Gestes à éviter, astuces à retenir

Les erreurs de stockage ne pardonnent pas. Laisser une bouteille debout des mois durant, c’est risquer de voir le bouchon se dessécher, puis se rétracter et laisser l’oxygène s’infiltrer. Voilà pourquoi la règle d’or veut que les vins bouchés au liège naturel se conservent couchés, leur précieux bouchon constamment humidifié par le contact du vin. À l’inverse, les bouteilles à capsule à vis se montrent plus tolérantes à la position verticale, mais rien ne remplace une cave calme et horizontale pour un vieillissement optimal.

La température doit également rester stable. Glisser un rouge à température ambiante directement au réfrigérateur, puis le remettre au chaud, expose la bouteille à un aller-retour risqué, qui peut fissurer le bouchon, voire casser le verre. Les variations brutales fragilisent aussi les vins effervescents: un sommelier se souvient d’avoir vu un bouchon de champagne sauter tout seul après un transport mal géré en été.

Autre écueil méconnu, la proximité des odeurs fortes. Le vin, matière vivante, peut absorber les effluves ambiants. Fromages puissants, peinture fraîche, essence, produits ménagers: mieux vaut éloigner ces tentations olfactives, surtout si l’on conserve les bouteilles hors d’une cave traditionnelle. Les grands amateurs le savent, même la colle d’une étagère ou le bois neuf peuvent perturber un millésime délicat.

La patience, enfin, demeure la meilleure alliée du vin. Les bouteilles destinées à vieillir aiment la tranquillité. Les sommeliers évitent de manipuler les flacons, de les déplacer inutilement, ou de les exposer à des vibrations régulières – celles d’un frigo, d’une machine à laver ou même de travaux dans l’immeuble. «Un vin remué trop souvent vieillit mal. Il a besoin de repos, comme nous», sourit un caviste bordelais.

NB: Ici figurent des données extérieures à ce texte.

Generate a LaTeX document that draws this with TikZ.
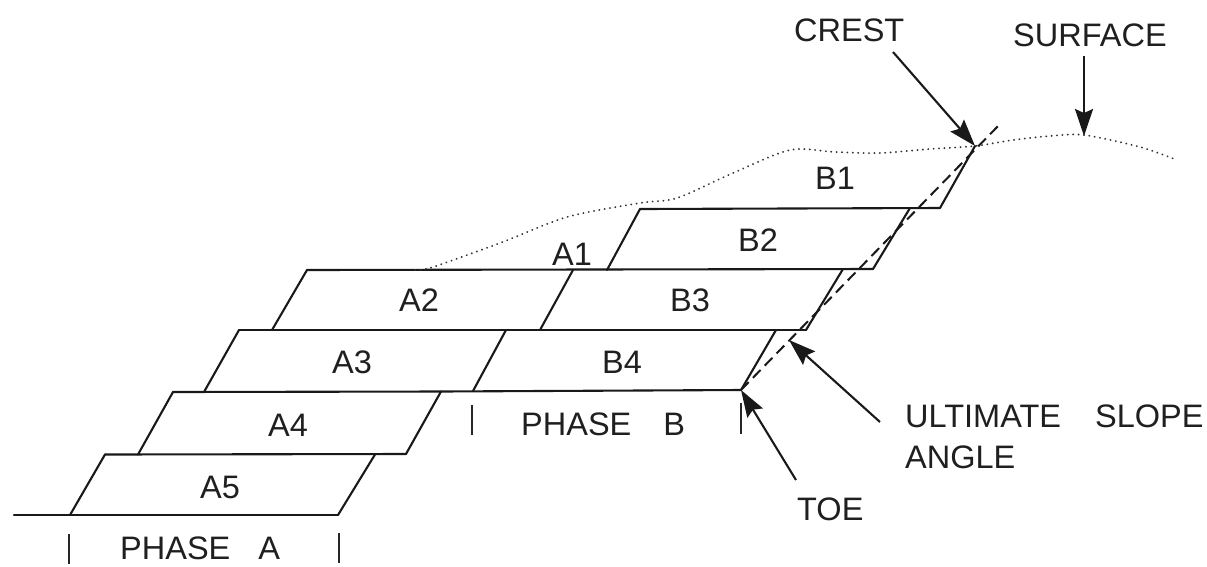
\documentclass[tikz,border=0pt]{standalone}
\usepackage{fontspec}
\setmainfont{Liberation Sans}
\usetikzlibrary{arrows.meta}
\tikzset{
 x=1pt,y=-1pt,
 edge/.style={line width=2.1pt,line cap=round,line join=round,black!90},
 dashline/.style={line width=2pt,dash pattern=on 11pt off 6pt,black!90},
 dotline/.style={line width=1.9pt,line cap=round,dash pattern=on 0.2pt off 5.2pt,black!80},
 arrowline/.style={line width=2.1pt,black!90,-{Stealth[length=27pt,width=18pt,inset=4pt]}},
 lab/.style={inner sep=0pt,anchor=base west,font=\fontsize{32.5}{32.5}\selectfont,text=black!88},
 inlab/.style={inner sep=0pt,anchor=center,font=\fontsize{32.5}{32.5}\selectfont,text=black!88},
 tick/.style={line width=2pt,black!85}
}
\begin{document}
\begin{tikzpicture}
\useasboundingbox (0,0) rectangle (1207,566);
% points on the slope
\coordinate (toe) at (741,390);
\coordinate (crest) at (975,146);
\coordinate (dashend) at (1000,124);
\coordinate (ult) at (789,340);
\coordinate (surfpt) at (1084,136);
% horizontal benches
\draw[edge] (14,515) -- (338,515);
\draw[edge] (105,454.5) -- (406,454);
\draw[edge] (173,392) -- (441,391.5) -- (741,390);
\draw[edge] (239,330) -- (806,330);
\draw[edge] (307,270) -- (873,269);
\draw[edge] (640,209) -- (940,208);
% inclined faces
\draw[edge] (70,515) -- (105,454.5);
\draw[edge] (338,515) -- (375,454.5);
\draw[edge] (138,454.5) -- (173,392);
\draw[edge] (406,454) -- (441,391.5);
\draw[edge] (204,392) -- (239,330);
\draw[edge] (473,391) -- (506,330);
\draw[edge] (272,330) -- (307,270);
\draw[edge] (540,330) -- (573,270);
\draw[edge] (607,270) -- (640,209);
\draw[edge] (741,390) -- (776,330);
\draw[edge] (806,330) -- (843,269);
\draw[edge] (873,269) -- (910,208);
\draw[edge] (940,208) -- (crest);
% ultimate slope
\draw[dashline] (toe) -- (dashend);
% surface
\draw[dotline] plot[smooth,tension=0.5] coordinates {(415,270) (433,267) (500,243) (567,217) (640,203) (677,198) (733,173) (790,150) (835,152) (880,153) (930,149) (975,146) (1013,140) (1050,136) (1084,135) (1140,147) (1177,160)};
% arrows
\coordinate (ca) at (893,52);
\coordinate (sa) at (1084,56);
\coordinate (ua) at (880,422);
\coordinate (ta) at (796,480);
\draw[arrowline] (ca) -- (crest);
\draw[arrowline] (sa) -- (surfpt);
\draw[arrowline] (ua) -- (ult);
\draw[arrowline] (ta) -- (toe);
% ticks
\coordinate (t1a) at (69,534); \coordinate (t1b) at (69,564);
\coordinate (t2a) at (339,533); \coordinate (t2b) at (339,563);
\coordinate (t3a) at (472,405); \coordinate (t3b) at (472,435);
\coordinate (t4a) at (741,403); \coordinate (t4b) at (741,434);
\draw[tick] (t1a) -- (t1b);
\draw[tick] (t2a) -- (t2b);
\draw[tick] (t3a) -- (t3b);
\draw[tick] (t4a) -- (t4b);
% labels
\node[inlab] (A1) at (572,254) {A1};
\node[inlab] (A2) at (419,300) {A2};
\node[inlab] (A3) at (352,362) {A3};
\node[inlab] (A4) at (288,425) {A4};
\node[inlab] (A5) at (220,487) {A5};
\node[inlab] (B1) at (835,178) {B1};
\node[inlab] (B2) at (758,240) {B2};
\node[inlab] (B3) at (690,300) {B3};
\node[inlab] (B4) at (622,362) {B4};
\node[lab] (crestl) at (794,41) {CREST};
\node[lab] (surf) at (1013,46) {SURFACE};
\node[lab] (phb) at (521,435) {PHASE\hspace{32pt}B};
\node[lab] (pha) at (120,559) {PHASE\hspace{28pt}A};
\node[lab] (ul1) at (905,427) {ULTIMATE\hspace{34pt}SLOPE};
\node[lab] (ul2) at (905,468) {ANGLE};
\node[lab] (toel) at (797,520) {TOE};
\end{tikzpicture}
\end{document}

Le geste juste, la promesse d’un plaisir intact

Pour les professionnels, conserver le vin, c’est respecter un rythme lent, une discrétion presque monastique. Même quelques bouteilles méritent ce soin: un petit coin sombre, à température stable, couchées pour les bouchons en liège, et à l’abri des odeurs et des secousses. Les caves électriques d’aujourd’hui offrent des solutions modernes à ceux qui vivent en appartement.

Au bout de ce parcours d’attention, la récompense est là. Un vin préservé, intact, vibrant, prêt à livrer toute la richesse de son histoire à l’ouverture. Derrière chaque bouchon qui saute, il y a la mémoire du temps bien gardée, et la promesse d’un plaisir partagé, simple et précieux.